Defendant argues that B.C.'s testimony that she was afraid of defendant is insufficient to support the requisite findings of fear and duress because there is no evidence her fear was directly related to any of the incidents of abuse. But B.C.'s testimony regarding her fear of defendant demonstrated that she felt compelled to cooperate, submit to defendant's sexual abuse, and not tell anyone. In addition, B.C. testified that, until she felt capable of defending herself against defendant when she was 16 years old, she unwillingly submitted to defendant's sexual abuse because she feared defendant's response to her resisting or reporting his abuse. B.C. said she did not resist every instance of oral copulation because she feared defendant would hurt her if she did. It was not until high school that defendant could no longer sexually abuse her because she was too strong and could push him off of her. B.C. explained that when she was 16 years old, defendant's sexual abuse ended because she was finally strong enough to fight defendant off and defend herself against him. She had the strength to push defendant away and stand up for herself against him.

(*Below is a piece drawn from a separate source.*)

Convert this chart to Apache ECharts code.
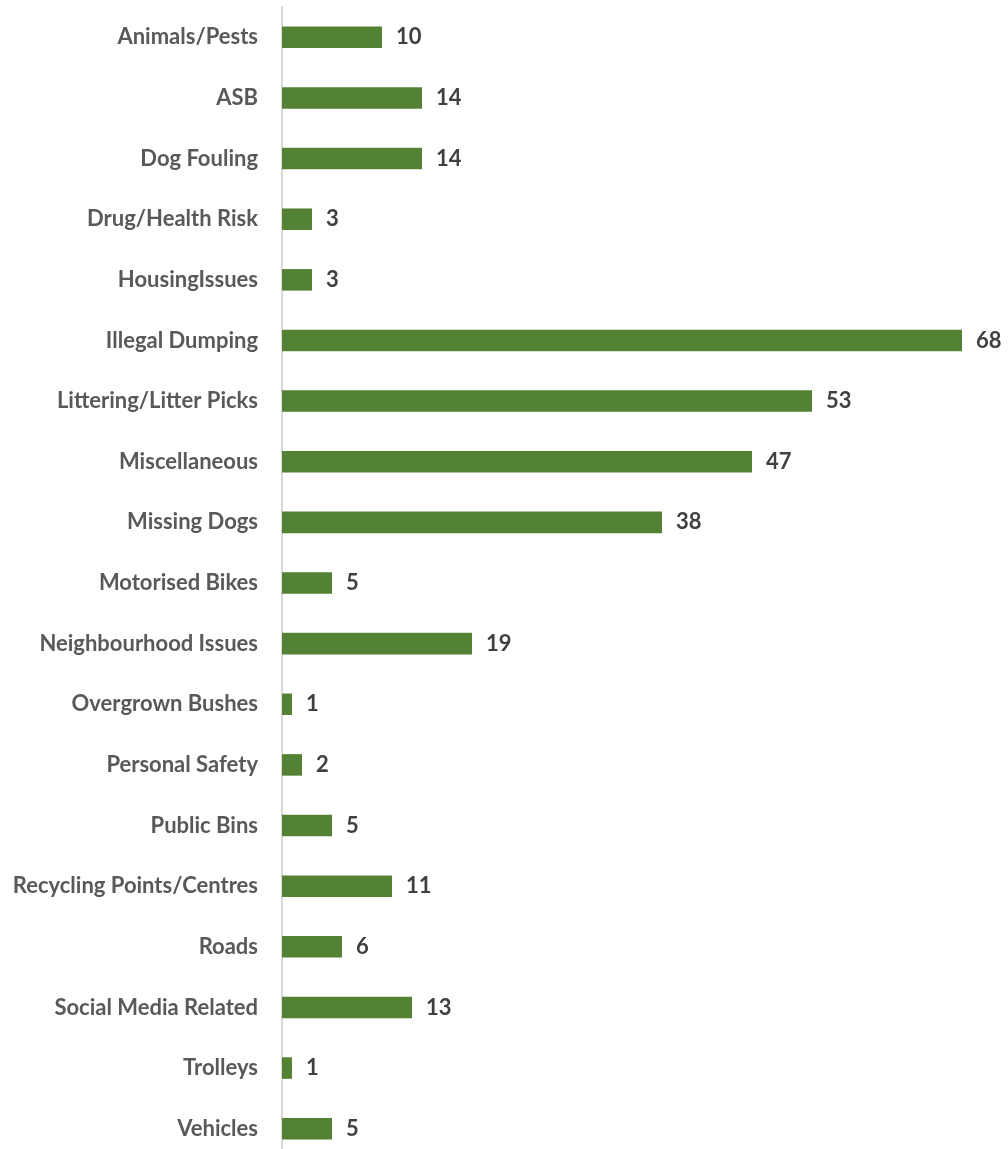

Citing People v. Espinoza (2002) 95 Cal.App.4th 1287 (Espinoza), defendant argues that C.B.'s subjective fear alone is insufficient to support a finding of duress. In Espinoza, the court held there was insufficient evidence of duress when the defendant committed five instances of sexual abuse upon his 12-year-old daughter, who had a limited intellectual level. (Id. at p. 1292.) The Espinoza court reasoned that the defendant did not grab, restrain or corner the victim, and the victim did not cry or resist while defendant lewdly touched her and attempted intercourse with her. (Id. at p. 1320.) The Espinoza court stated that psychological coercion without more does not establish duress. There must also be an implied threat of force, violence, danger, hardship or retribution sufficient to coerce a reasonable person to "'"(1) perform an act which otherwise would not have been performed or, (2) acquiesce in an act to which one otherwise would not have submitted."'" (Id. at p. 1321.) This is because all sex crimes with children are inherently coercive. (Ibid.) The Espinoza court added that, "[w]hile it was clear that [the victim] was afraid of defendant, no evidence was introduced to show that this fear was based on anything defendant had done other than to continue to molest her." (Id. at p. 1321.)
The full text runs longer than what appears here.